Sidney Hankerson, MD, MBA, holds two new leadership roles at the Icahn School of Medicine at Mount Sinai: Vice Chair for Community Engagement for the Department of Psychiatry, as well as Director of Mental Health Equity Research for the Institute for Health Equity Research (IHER) in the Department of Population Health Science and Policy.

Mount Sinai’s Department of Psychiatry is pleased to welcome Sidney Hankerson, MD, MBA, to our faculty. Dr. Hankerson holds two leadership roles at the Icahn School of Medicine at Mount Sinai: Vice Chair for Community Engagement for the Department of Psychiatry, as well as Director of Mental Health Equity Research for the Institute for Health Equity Research (IHER) in the Department of Population Health Science and Policy.

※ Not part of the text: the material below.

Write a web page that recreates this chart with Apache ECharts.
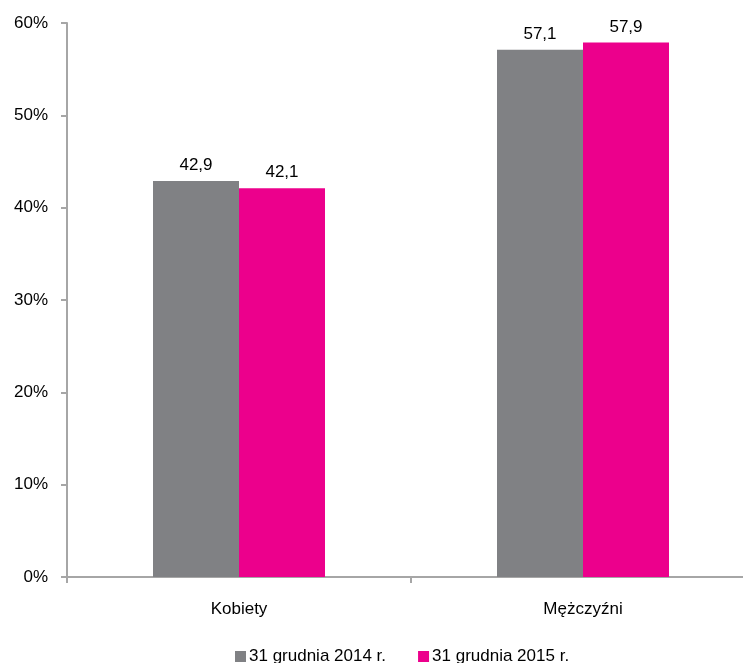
<!DOCTYPE html>
<html><head><meta charset="utf-8">
<script src="https://cdn.jsdelivr.net/npm/echarts@6/dist/echarts.min.js"></script>
<style>html,body{margin:0;padding:0;background:#fff}#c{width:743px;height:663px}</style>
</head><body><div id="c"></div>
<script>
const categories = ['Kobiety', 'Mężczyźni'];
const seriesNames = ['31 grudnia 2014 r.', '31 grudnia 2015 r.'];
const values2014 = [42.9, 57.1];
const values2015 = [42.1, 57.9];
const yTicks = [0, 10, 20, 30, 40, 50, 60];

const chart = echarts.init(document.getElementById('c'));
const font = 'Liberation Sans, Arial, sans-serif';
const lbl = {show: true, position: 'top', distance: 7, color: '#000', fontSize: 17, fontFamily: font,
  formatter: p => String(p.value).replace('.', ',')};
chart.setOption({
  animation: false,
  grid: {left: 67, top: 23, width: 688, bottom: 86, outerBoundsMode: 'none', containLabel: false},
  legend: {top: 648, left: 235, padding: 0, itemWidth: 11, itemHeight: 11, itemGap: 32,
    icon: 'rect', textStyle: {fontSize: 17, fontFamily: font, color: '#000', padding: [0, 0, 0, -2]}, data: seriesNames},
  xAxis: {type: 'category', data: categories,
    axisLine: {lineStyle: {color: '#a6a6a6', width: 2}},
    axisTick: {show: true, length: 6, lineStyle: {color: '#a6a6a6', width: 2}},
    axisLabel: {fontSize: 17, fontFamily: font, color: '#000', margin: 24}},
  yAxis: {type: 'value', min: yTicks[0], max: yTicks[yTicks.length - 1], interval: 10,
    axisLine: {show: true, lineStyle: {color: '#a6a6a6', width: 2}},
    axisTick: {show: true, length: 6, lineStyle: {color: '#a6a6a6', width: 2}},
    splitLine: {show: false},
    axisLabel: {fontSize: 17, fontFamily: font, color: '#000', margin: 19, formatter: v => v + '%'}},
  series: [
    {name: seriesNames[0], type: 'bar', data: values2014, barWidth: 86, barGap: '0%',
      itemStyle: {color: '#808184'}, label: lbl},
    {name: seriesNames[1], type: 'bar', data: values2015, barWidth: 86, barGap: '0%',
      itemStyle: {color: '#ec008c'}, label: lbl}
  ]
});
</script></body></html>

Dr. Hankerson has received several prestigious awards, including the American Psychiatric Association’s Nancy C.A. Roeske, MD, Certificate of Recognition for Excellence in Medical Student Education, and he was chosen as a 2021 Emerging Leader in Health and Medicine by the National Academy of Medicine. Last year, New York City Mayor Bill de Blasio appointed him Chair of the Community Services Board of the New York City Department of Health and Mental Hygiene. In that role, he identified two priorities. The first is addressing behavioral health care needs in children and adolescents, given the rise in suicide attempts—particularly in Black and Latinx youth. The second is addressing the workforce shortage to meet the increased demand for mental health care. “Figuring out how we address the shortage and demand for these vulnerable populations is crucial,” he said. “Ideally, we can bring in early-stage clinicians and researchers to be on the ground and develop new models of care and engagement and delivery models.”

At Mount Sinai, Dr. Hankerson’s primary focus is in reducing racial and ethnic disparities in mental health treatment, particularly depression. “My overall charge is to really integrate principles of community-based participatory research—partnering with community organizations, and working in lockstep with community members to develop, implement, and test culturally relevant mental health interventions,” he said. To that end, he has launched an initiative in Harlem that trains church members as community health workers to screen for depression and provide brief evidence-based counseling. He plans to build on this to create a model for church-affiliated mental health clinics that can be replicated through New York City, as well as nationwide.

“Mount Sinai’s clinical infrastructure and IHER’s expertise in engaging communities of color will be invaluable in working toward that objective,” he said. “I think it will be a very nice fit, both clinically, because Mount Sinai serves many patients who call Harlem home, and because our churches are among the most trusted institutions in the African American community and have long been natural havens for mental health support.”

Dr. Hankerson believes his most important job is to listen and learn from the faculty. “It’s a priority for me to learn and identify the wonderful things Mount Sinai is already doing in the community, and to try to expand it to give it a bigger platform as well as to identify opportunities that are yet untapped,” he said. “One of the things that’s so exciting and novel about Mount Sinai is the DEI Committee within Psychiatry. To have such a robust committee dedicated to DEI is really phenomenal, so I am really excited to work with them.”